• [THE TASK]:
Restate the full listing word for word and leave the pictures out.

• [INFORMATION PROVIDED]:
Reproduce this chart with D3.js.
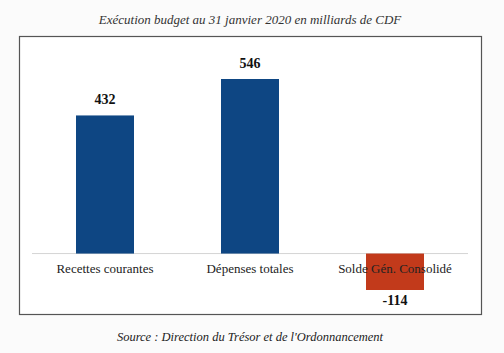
<!DOCTYPE html>
<html><head><meta charset="utf-8">
<script src="https://cdn.jsdelivr.net/npm/d3@7"></script>
<style>body{margin:0;background:#fbfbfb}</style>
</head><body>
<script>
const categories = ["Recettes courantes", "Dépenses totales", "Solde Gén. Consolidé"];
const values = [432, 546, -114];
const colors = ["#0e4683", "#0e4683", "#c23a1b"];
const title = "Exécution budget au 31 janvier 2020 en milliards de CDF";
const source = "Source : Direction du Trésor et de l'Ordonnancement";

const W = 504, H = 353;
const svg = d3.select("body").append("svg").attr("width", W).attr("height", H)
  .style("font-family", "'Liberation Serif', 'DejaVu Serif', serif");
svg.append("rect").attr("width", W).attr("height", H).attr("fill", "#fbfbfb");

// frame
svg.append("rect").attr("x", 19.5).attr("y", 36.5).attr("width", 462).attr("height", 278)
  .attr("fill", "#fff").attr("stroke", "#555").attr("stroke-width", 1.2);

const x = d3.scaleBand().domain(categories).range([32.5, 467.5]).paddingInner(0.6).paddingOuter(0.3);
const y = d3.scaleLinear().domain([-114, 546]).range([290, 79]);

svg.append("text").attr("x", 250).attr("y", 24).attr("text-anchor", "middle")
  .attr("font-style", "italic").attr("font-size", 13).attr("fill", "#333").text(title);

// zero line
svg.append("line").attr("x1", 32).attr("x2", 468).attr("y1", y(0)).attr("y2", y(0))
  .attr("stroke", "#d4d4d4").attr("stroke-width", 1);

svg.selectAll(".bar").data(values).enter().append("rect")
  .attr("x", (d, i) => x(categories[i]))
  .attr("width", x.bandwidth())
  .attr("y", d => y(Math.max(0, d)))
  .attr("height", d => Math.abs(y(d) - y(0)))
  .attr("fill", (d, i) => colors[i]);

svg.selectAll(".cat").data(categories).enter().append("text")
  .attr("x", d => x(d) + x.bandwidth() / 2).attr("y", y(0) + 19)
  .attr("text-anchor", "middle").attr("font-size", 13).attr("fill", "#222")
  .text(d => d);

svg.selectAll(".val").data(values).enter().append("text")
  .attr("x", (d, i) => x(categories[i]) + x.bandwidth() / 2)
  .attr("y", d => d >= 0 ? y(d) - 11 : y(d) + 15)
  .attr("text-anchor", "middle").attr("font-size", 14).attr("font-weight", "bold").attr("fill", "#111")
  .text(d => d);

svg.append("text").attr("x", 250).attr("y", 341).attr("text-anchor", "middle")
  .attr("font-style", "italic").attr("font-size", 12.5).attr("fill", "#222").text(source);
</script>
</body></html>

• [EXERCISE RESULT]:
Reproduce this chart with D3.js.
<!DOCTYPE html>
<html><head><meta charset="utf-8">
<script src="https://cdn.jsdelivr.net/npm/d3@7"></script>
<style>body{margin:0;background:#fbfbfb}</style>
</head><body>
<script>
const categories = ["Recettes courantes", "Dépenses totales", "Solde Gén. Consolidé"];
const values = [432, 546, -114];
const colors = ["#0e4683", "#0e4683", "#c23a1b"];
const title = "Exécution budget au 31 janvier 2020 en milliards de CDF";
const source = "Source : Direction du Trésor et de l'Ordonnancement";

const W = 504, H = 353;
const svg = d3.select("body").append("svg").attr("width", W).attr("height", H)
  .style("font-family", "'Liberation Serif', 'DejaVu Serif', serif");
svg.append("rect").attr("width", W).attr("height", H).attr("fill", "#fbfbfb");

// frame
svg.append("rect").attr("x", 19.5).attr("y", 36.5).attr("width", 462).attr("height", 278)
  .attr("fill", "#fff").attr("stroke", "#555").attr("stroke-width", 1.2);

const x = d3.scaleBand().domain(categories).range([32.5, 467.5]).paddingInner(0.6).paddingOuter(0.3);
const y = d3.scaleLinear().domain([-114, 546]).range([290, 79]);

svg.append("text").attr("x", 250).attr("y", 24).attr("text-anchor", "middle")
  .attr("font-style", "italic").attr("font-size", 13).attr("fill", "#333").text(title);

// zero line
svg.append("line").attr("x1", 32).attr("x2", 468).attr("y1", y(0)).attr("y2", y(0))
  .attr("stroke", "#d4d4d4").attr("stroke-width", 1);

svg.selectAll(".bar").data(values).enter().append("rect")
  .attr("x", (d, i) => x(categories[i]))
  .attr("width", x.bandwidth())
  .attr("y", d => y(Math.max(0, d)))
  .attr("height", d => Math.abs(y(d) - y(0)))
  .attr("fill", (d, i) => colors[i]);

svg.selectAll(".cat").data(categories).enter().append("text")
  .attr("x", d => x(d) + x.bandwidth() / 2).attr("y", y(0) + 19)
  .attr("text-anchor", "middle").attr("font-size", 13).attr("fill", "#222")
  .text(d => d);

svg.selectAll(".val").data(values).enter().append("text")
  .attr("x", (d, i) => x(categories[i]) + x.bandwidth() / 2)
  .attr("y", d => d >= 0 ? y(d) - 11 : y(d) + 15)
  .attr("text-anchor", "middle").attr("font-size", 14).attr("font-weight", "bold").attr("fill", "#111")
  .text(d => d);

svg.append("text").attr("x", 250).attr("y", 341).attr("text-anchor", "middle")
  .attr("font-style", "italic").attr("font-size", 12.5).attr("fill", "#222").text(source);
</script>
</body></html>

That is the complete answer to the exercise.